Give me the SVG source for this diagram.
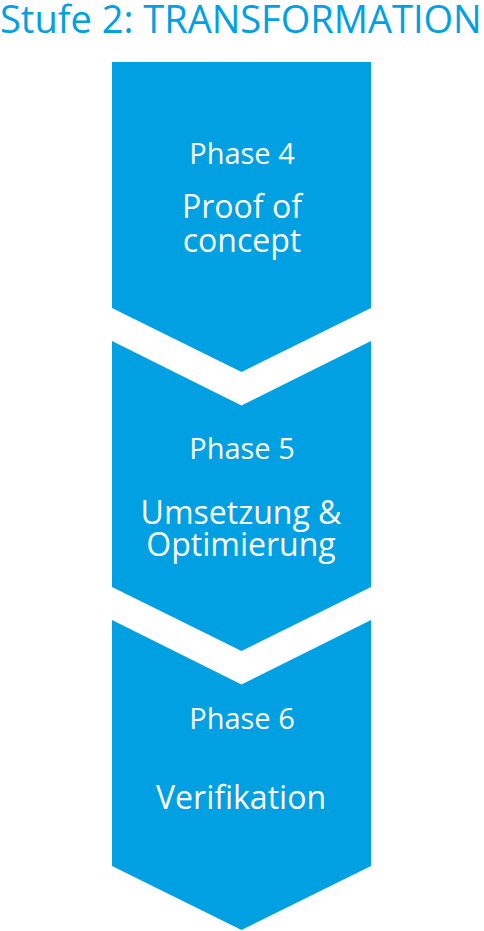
<svg xmlns="http://www.w3.org/2000/svg" width="484" height="931" viewBox="0 0 484 931">
<style>
.shape{fill:#00A0E3}
.t{font-family:"Open Sans","Noto Sans",sans-serif;fill:#fff;text-anchor:middle;font-size:29px}
.b{font-size:32px}
.title{font-family:"Open Sans","Noto Sans",sans-serif;fill:#00A0E3;font-size:38px}
</style>
<rect width="484" height="931" fill="#fff"/>
<text class="title" x="0" y="33">Stufe 2: TRANSFORMATION</text>
<g id="phase4">
<polygon class="shape" points="112,62 371,62 371,308 241.5,372 112,308"/>
<text class="t" x="242" y="163.5">Phase 4</text>
<text class="t b" x="242" y="217.5">Proof of</text>
<text class="t b" x="242" y="252">concept</text>
</g>
<g id="phase5">
<polygon class="shape" points="112,341 241.5,405.5 371,341 371,587 241.5,651 112,587"/>
<text class="t" x="242" y="458.5">Phase 5</text>
<text class="t b" x="241" y="523.5">Umsetzung &amp;</text>
<text class="t b" x="241" y="555.5">Optimierung</text>
</g>
<g id="phase6">
<polygon class="shape" points="112,620 241.5,684.5 371,620 371,866 241.5,930 112,866"/>
<text class="t" x="242" y="728.5">Phase 6</text>
<text class="t b" x="241" y="808.5">Verifikation</text>
</g>
<g id="connectors"/>
</svg>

::::::

**Short task**
Without including any pictures, print all of the material exactly as given.

**Full response**
Give me the SVG source for this diagram.
<svg xmlns="http://www.w3.org/2000/svg" width="484" height="931" viewBox="0 0 484 931">
<style>
.shape{fill:#00A0E3}
.t{font-family:"Open Sans","Noto Sans",sans-serif;fill:#fff;text-anchor:middle;font-size:29px}
.b{font-size:32px}
.title{font-family:"Open Sans","Noto Sans",sans-serif;fill:#00A0E3;font-size:38px}
</style>
<rect width="484" height="931" fill="#fff"/>
<text class="title" x="0" y="33">Stufe 2: TRANSFORMATION</text>
<g id="phase4">
<polygon class="shape" points="112,62 371,62 371,308 241.5,372 112,308"/>
<text class="t" x="242" y="163.5">Phase 4</text>
<text class="t b" x="242" y="217.5">Proof of</text>
<text class="t b" x="242" y="252">concept</text>
</g>
<g id="phase5">
<polygon class="shape" points="112,341 241.5,405.5 371,341 371,587 241.5,651 112,587"/>
<text class="t" x="242" y="458.5">Phase 5</text>
<text class="t b" x="241" y="523.5">Umsetzung &amp;</text>
<text class="t b" x="241" y="555.5">Optimierung</text>
</g>
<g id="phase6">
<polygon class="shape" points="112,620 241.5,684.5 371,620 371,866 241.5,930 112,866"/>
<text class="t" x="242" y="728.5">Phase 6</text>
<text class="t b" x="241" y="808.5">Verifikation</text>
</g>
<g id="connectors"/>
</svg>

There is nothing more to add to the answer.